The strategy concentrates on international terrorism and potential threats to the Olympic Games.
Support for dissident republican terrorists in NI remains low, it says.
But it notes the frequency of attacks within Northern Ireland has increased significantly from 22 in 2009 to 40 in 2010, and 16 attacks so far this year.
It claims many more attacks have been successfully disrupted.
Whilst the level of the terrorist threat within Northern Ireland is rated as severe, in Great Britain the threat level is considered substantial, meaning there is a strong possibility of an attack.
The document says the number of terrorist-related arrests in Northern Ireland was 98% higher in 2010 than in 2009.
The arrests rose from 106 in 2009 to 210 in 2010. Those 316 arrests led to 97 charges between January 2009 and December 2010.
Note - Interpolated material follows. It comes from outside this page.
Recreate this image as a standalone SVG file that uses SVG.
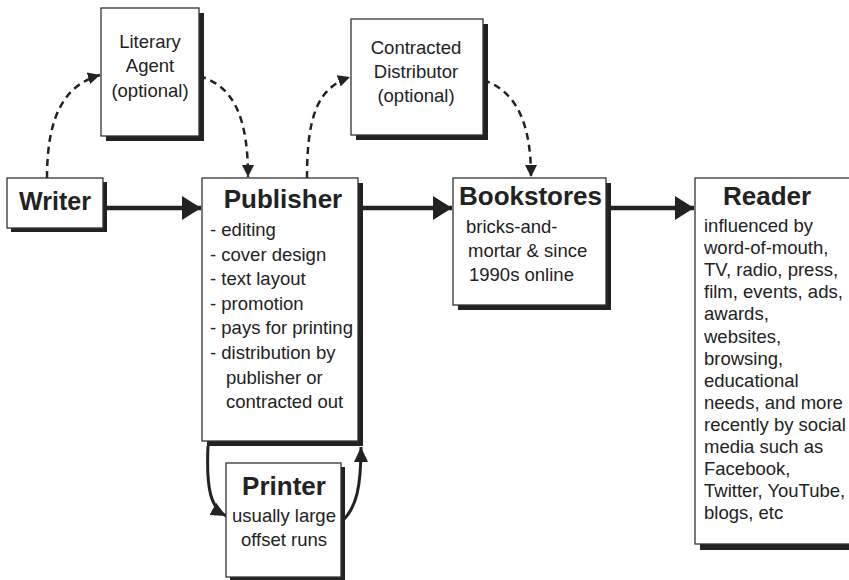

However the strategy document only lists nine convictions for terrorist offences over the same period.
It says the number of arrests for Northern Ireland-related terrorism in Great Britain over the same period was relatively small - dropping from six arrests in 2009 to one arrest in 2010.
One of the initiatives the government is considering for tackling terrorism is to allow post-charge questioning in cases where further substantial evidence emerges after charges have been brought.
The Home Office says it will work with the Stormont government to ensure any changes are compliant with the legal system in Northern Ireland.
The strategy states that significant additional funding has already been given to the PSNI to build its capabilities to investigate and disrupt terrorist attacks over the next four years.
It adds that a significant percentage of security service operational resources will remain devoted to Northern Ireland-related terrorism.